Tragic Loss of Leopard Cubs
Bannerghatta National Park in Bengaluru experienced a heartbreaking incident as seven leopard cubs lost their lives between August 22 and September 5. The cause of their untimely demise was a viral infection caused by the Feline panleukopenia virus.
Contagious Disease from Feline Family
Feline panleukopenia is a contagious disease primarily transmitted by cats, which belong to the same felidae family as leopards. Most of the leopard cubs in the park were originally wild cubs captured from various parts of the state and relocated to the park for rehabilitation.
The affected leopard cubs ranged in age from three to ten months. Surya Sen, Executive Director of Bannerghatta Biological Park, disclosed that the cubs had received initial vaccinations but contracted the infection before they could receive the second dose.
Rare Outbreak in Bannerghatta National Park
Speaking on the situation, AV Surya Sen, Deputy Conservator of Forests and Executive Director of Bannerghatta Biological Park, stated, “The virus, known as feline panleukopenia, typically affects the cat family. Cubs are usually vaccinated against such viruses. This marks the first instance of a feline panleukopenia outbreak in Bannerghatta National Park. All the deceased leopard cubs were between seven and eight months old.”

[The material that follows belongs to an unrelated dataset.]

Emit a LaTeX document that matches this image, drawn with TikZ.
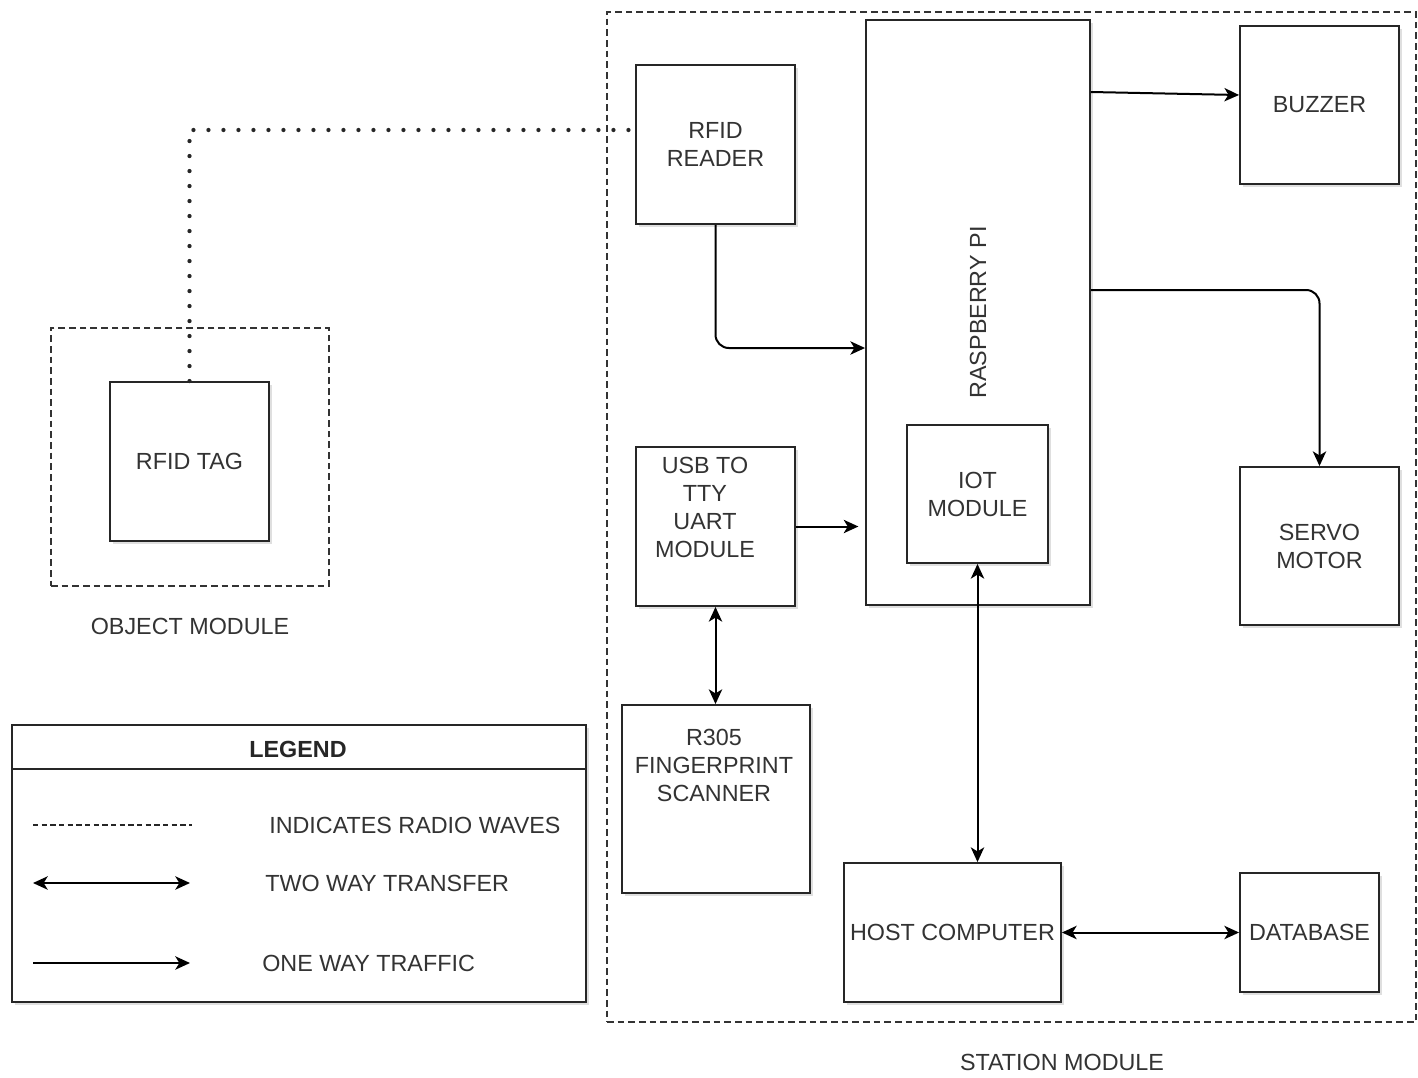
\documentclass[tikz,border=0pt]{standalone}
\usepackage{fontspec}
\setmainfont{Liberation Sans}
\usetikzlibrary{arrows.meta,shadows}
\definecolor{txt}{HTML}{333333}
\begin{document}
\begin{tikzpicture}[x=0.75pt,y=-0.75pt,
  every node/.style={font=\fontsize{17.5}{21}\selectfont, text=txt, align=center},
  blk/.style={draw=black!85, line width=1.4pt, fill=white, inner sep=0pt,
    drop shadow={shadow xshift=2.5pt, shadow yshift=-2.5pt, opacity=0.25}},
  modbox/.style={draw=black!80, line width=1.1pt, dash pattern=on 5pt off 3pt, inner sep=0pt},
  conn/.style={draw=black, line width=1.5pt},
  oneway/.style={-{Stealth[length=11pt,width=10pt,inset=3pt]}},
  twoway/.style={{Stealth[length=11pt,width=10pt,inset=3pt]}-{Stealth[length=11pt,width=10pt,inset=3pt]}},
  radio/.style={line width=3.2pt, line cap=round, dash pattern=on 0pt off 11.25pt, draw=black!85},
  legdash/.style={draw=black!85, line width=0.9pt, dash pattern=on 4pt off 2.5pt},
  legtxt/.style={anchor=west, inner sep=0pt},
]
\useasboundingbox (0,0) rectangle (1418,1078);

% module containers
\node[modbox, minimum width=606.75pt, minimum height=757.5pt] (station) at (1011.5,517) {};
\node[modbox, minimum width=208.5pt, minimum height=193.5pt] (object) at (190,457) {};
\node (stationlbl) at (1062,1062) {STATION MODULE};
\node (objectlbl) at (190,626) {OBJECT MODULE};

% blocks
\node[blk, minimum width=119.25pt, minimum height=119.25pt] (tag) at (189.5,461.5) {RFID TAG};
\node[blk, minimum width=119.25pt, minimum height=119.25pt] (reader) at (715.5,144.5) {RFID\\READER};
\node[blk, minimum width=168pt, minimum height=438.75pt,
      label={[rotate=90]center:RASPBERRY PI}] (rpi) at (978,312.5) {};
\node[blk, minimum width=105.75pt, minimum height=103.5pt] (iot) at (977.5,494) {IOT\\MODULE};
\node[blk, minimum width=119.25pt, minimum height=118.5pt] (buzzer) at (1319.5,105) {BUZZER};
\node[blk, minimum width=119.25pt, minimum height=118.5pt] (servo) at (1319.5,546) {SERVO\\MOTOR};
\node[blk, minimum width=119.25pt, minimum height=119.25pt] (usb) at (715.5,526.5) {};
\node (usbtxt) at (705,507) {USB TO\\TTY\\UART\\MODULE};
\node[blk, minimum width=141pt, minimum height=141pt] (r305) at (716,799) {};
\node (r305txt) at (714,765) {R305\\FINGERPRINT\\SCANNER};
\node[blk, minimum width=162.75pt, minimum height=104.25pt] (host) at (952.5,932.5) {HOST COMPUTER};
\node[blk, minimum width=104.25pt, minimum height=89.25pt] (db) at (1309.5,932.5) {DATABASE};

% connectors
\coordinate (dotturn) at (189.5,130);
\draw[radio] (tag.north) -- (dotturn) -- (dotturn -| reader.west);
\coordinate (rdin) at (0,348);
\draw[conn, oneway, rounded corners=10pt] (reader.south) |- (rdin -| rpi.west);
\draw[conn, oneway, shorten >=5pt] (usb.east) -- (usb.east -| rpi.west);
\draw[conn, twoway] (usb.south) -- (usb.south |- r305.north);
\coordinate (bz1) at (0,92);
\coordinate (bz2) at (0,95);
\draw[conn, oneway] (bz1 -| rpi.east) -- (bz2 -| buzzer.west);
\coordinate (sv) at (0,290);
\draw[conn, oneway, rounded corners=10pt] (sv -| rpi.east) -| (servo.north);
\draw[conn, twoway] (iot.south) -- (iot.south |- host.north);
\draw[conn, twoway] (host.east) -- (db.west);

% legend
\node[blk, minimum width=430.5pt, minimum height=207.75pt] (legend) at (299,863.5) {};
\draw[draw=black!85, line width=1.4pt] ([yshift=-33.75pt]legend.north west) -- ([yshift=-33.75pt]legend.north east);
\node[font=\fontsize{17.5}{21}\selectfont\bfseries, text=black!85] (legendtitle) at (298,749) {LEGEND};
\coordinate (l1a) at (33,825);
\coordinate (l1b) at (192,825);
\coordinate (l2a) at (33,883);
\coordinate (l2b) at (190,883);
\coordinate (l3a) at (33,963);
\coordinate (l3b) at (190,963);
\draw[legdash] (l1a) -- (l1b);
\draw[conn, twoway] (l2a) -- (l2b);
\draw[conn, oneway] (l3a) -- (l3b);
\node[legtxt] (leg1) at (269,825) {INDICATES RADIO WAVES};
\node[legtxt] (leg2) at (265,883) {TWO WAY TRANSFER};
\node[legtxt] (leg3) at (262,963) {ONE WAY TRAFFIC};
\end{tikzpicture}
\end{document}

Bannerghatta National Park had recently introduced a leopard safari tour, with nine leopard cubs residing in the safari area. Unfortunately, three of these cubs succumbed to the infection. Additionally, four leopard cubs in the rehabilitation area also fell victim to the disease. The park is home to a total of 80 leopards, as reported.
Preventative Measures Taken
In response to the outbreak, the park authorities implemented precautionary measures, including sanitization and vaccination, to prevent the further spread of the infection. This tragic incident serves as a reminder of the importance of wildlife conservation and disease management within protected areas.